Lechery and excessive desires in general are a theme that Shakespeare explores throughout the play, with Falstaff being the embodiment of aristocratic excess. In contrast to Falstaff’s debauched appetites, through various mentions and allusions, Shakespeare subtly evokes the Order of the Garter, a royal order of nobles chosen by Queen Elizabeth, Shakespeare’s own patron. This order was supposedly one of high-minded restraint and discipline, as stated in their motto ‘Honi soit qui mal y pense’, which literally translates as ‘Evil be to him who thinks evil.’ The Merry Wives of Windsor could well have been written to feature in an event held at the royal estate of Windsor attended by Queen Elizabeth and her Order of the Garter. This would explain why Falstaff’s fate in the play appears to be a realisation of the order’s motto. His bad intentions result in a bad outcome where he finds himself dressed in the guise of none other than Herne the Hunter.
There are several hints in The Merry Wives of Windsor of folk traditions concerning the unfortunate figure of the cuckold. When a man’s wife had been unfaithful, some communities would ridicule the couple and in particular the husband by placing horns on his head, thus marking him out as a cuckold, a man who shares his wife with other men. In this way the wearing of horns was associated with a lack of fidelity. But whereas these later traditions have the cuckold as a figure of derision, Shakespeare, in his own magical way, may well have been evoking a much older idea concerning the horned hunter.
There are several points of comparison between Shakespeare’s Herne and Arawn from the Mabinogi. Both figures are party to an exchange of places, Falstaff with Herne and Pwyll with Arawn, both mortals become the god and both gods are the magical huntsmen in their respective regions. Having taken on the external form of the god, both mortals come to meet the fairies of the otherworld, an experience that went better for Pwyll than it did for Falstaff. Pwyll showed restraint and self-control in the bed of Arawn’s fairy queen, where Falstaff was seen for the lecherous toff he was and punished by the ‘fairies.’ One succeeded in wearing the mantle of the otherworld, while the other didn’t. Pwyll was learning his lesson, as was Shakespeare’s Falstaff, although in a markedly different way.

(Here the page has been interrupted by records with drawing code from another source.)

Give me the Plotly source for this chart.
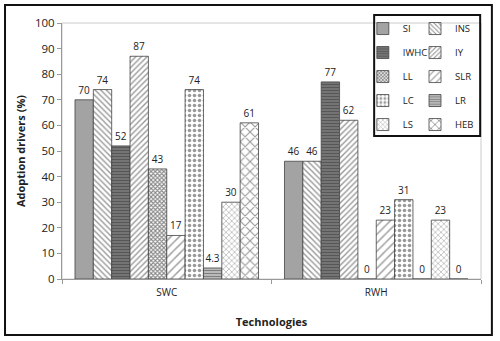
import plotly.graph_objects as go

# ---- data ----
categories = ["SWC", "RWH"]
SI = [70, 46]
INS = [74, 46]
IWHC = [52, 77]
IY = [87, 62]
LL = [43, 0]
SLR = [17, 23]
LC = [74, 31]
LR = [4.3, 0]
LS = [30, 23]
HEB = [61, 0]
series_names = ["SI", "INS", "IWHC", "IY", "LL", "SLR", "LC", "LR", "LS", "HEB"]
series_values = [SI, INS, IWHC, IY, LL, SLR, LC, LR, LS, HEB]
y_ticks = list(range(0, 101, 10))

# ---- styles (pattern fills approximating the grayscale hatching) ----
styles = {
    "SI":   dict(color="#a3a3a3", pattern=dict(shape="")),
    "INS":  dict(color="#ffffff", pattern=dict(shape="\\", fgcolor="#333333", bgcolor="#ffffff", size=4, solidity=0.35)),
    "IWHC": dict(color="#666666", pattern=dict(shape="-", fgcolor="#333333", bgcolor="#7a7a7a", size=3, solidity=0.45)),
    "IY":   dict(color="#ffffff", pattern=dict(shape="/", fgcolor="#333333", bgcolor="#ffffff", size=4, solidity=0.35)),
    "LL":   dict(color="#ffffff", pattern=dict(shape="x", fgcolor="#111111", bgcolor="#ffffff", size=3, solidity=0.6)),
    "SLR":  dict(color="#ffffff", pattern=dict(shape="/", fgcolor="#444444", bgcolor="#ffffff", size=6, solidity=0.25)),
    "LC":   dict(color="#ffffff", pattern=dict(shape=".", fgcolor="#333333", bgcolor="#ffffff", size=5, solidity=0.4)),
    "LR":   dict(color="#000000", pattern=dict(shape="-", fgcolor="#000000", bgcolor="#ffffff", size=3, solidity=0.7)),
    "LS":   dict(color="#ffffff", pattern=dict(shape="x", fgcolor="#555555", bgcolor="#ffffff", size=4, solidity=0.3)),
    "HEB":  dict(color="#ffffff", pattern=dict(shape="x", fgcolor="#333333", bgcolor="#ffffff", size=7, solidity=0.3)),
}
left_col = ["SI", "IWHC", "LL", "LC", "LS"]

FONT = "Open Sans"

fig = go.Figure()
for name, vals in zip(series_names, series_values):
    st = styles[name]
    marker = dict(color=st["color"], line=dict(color="#444444", width=0.8))
    if st["pattern"]["shape"]:
        marker["pattern"] = st["pattern"]
    fig.add_trace(go.Bar(
        name=name, x=categories, y=vals,
        marker=marker,
        text=[("%g" % v) for v in vals],
        textposition="outside",
        textfont=dict(size=10, color="#222222", family=FONT),
        cliponaxis=False,
        legend="legend" if name in left_col else "legend2",
        legendgroup=name,
    ))

legend_common = dict(
    font=dict(size=9.5, color="#222222", family=FONT),
    bgcolor="rgba(0,0,0,0)", borderwidth=0,
    traceorder="grouped", tracegroupgap=5,
    xanchor="left", yanchor="top", itemwidth=30,
)

fig.update_layout(
    width=500, height=341,
    margin=dict(l=62, r=19, t=23, b=62),
    paper_bgcolor="white", plot_bgcolor="white",
    barmode="group", bargap=0.124, bargroupgap=0,
    font=dict(family=FONT, color="#222222"),
    showlegend=True,
    legend=dict(x=0.718, y=1.035, **legend_common),
    legend2=dict(x=0.8425, y=1.035, **legend_common),
    xaxis=dict(
        type="category", tickson="boundaries",
        ticks="outside", ticklen=4, tickcolor="#999999",
        showline=True, linecolor="#999999", linewidth=1,
        showgrid=False,
        ticklabelstandoff=4,
        tickfont=dict(size=10, family=FONT),
        title=dict(text="<b>Technologies</b>", font=dict(size=11, family=FONT), standoff=20),
    ),
    yaxis=dict(
        range=[0, 100], tickvals=y_ticks,
        ticks="outside", ticklen=4, tickcolor="#999999",
        showline=True, linecolor="#999999", linewidth=1,
        showgrid=False, zeroline=False,
        tickfont=dict(size=11.5, family=FONT),
        title=dict(text="<b>Adoption drivers (%)</b>", font=dict(size=11, family=FONT), standoff=7),
    ),
    shapes=[
        # light plot-area frame (top/right)
        dict(type="rect", xref="paper", yref="paper", x0=0, x1=1, y0=0, y1=1,
             line=dict(color="#cccccc", width=1), layer="below"),
        # outer chart frame
        dict(type="rect", xref="paper", yref="paper", x0=-0.136, x1=1.026, y0=-0.219, y1=1.070,
             line=dict(color="#111111", width=2)),
        # legend box
        dict(type="rect", xref="paper", yref="paper", x0=0.745, x1=0.998, y0=0.559, y1=1.031,
             line=dict(color="#111111", width=2)),
    ],
)

fig.write_html("out.html")
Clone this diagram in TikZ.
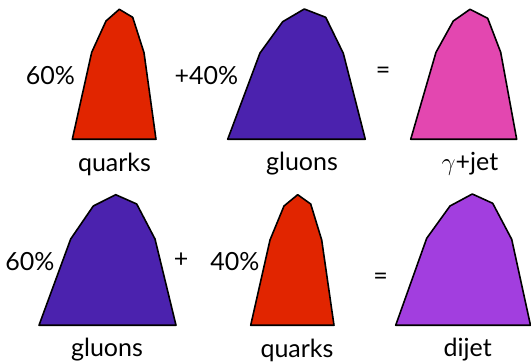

If this was Shakespeare’s understanding, and who could deny one of the greatest bards of the English language such an insight, this horned figure was far from the object of ridicule and derision that he appeared to be on the surface. Falstaff’s failure was to be deaf to what the Huntsman had to say about the sowing and reaping of one’s desires. Pwyll, on the other hand, was listening well, as his name suggests.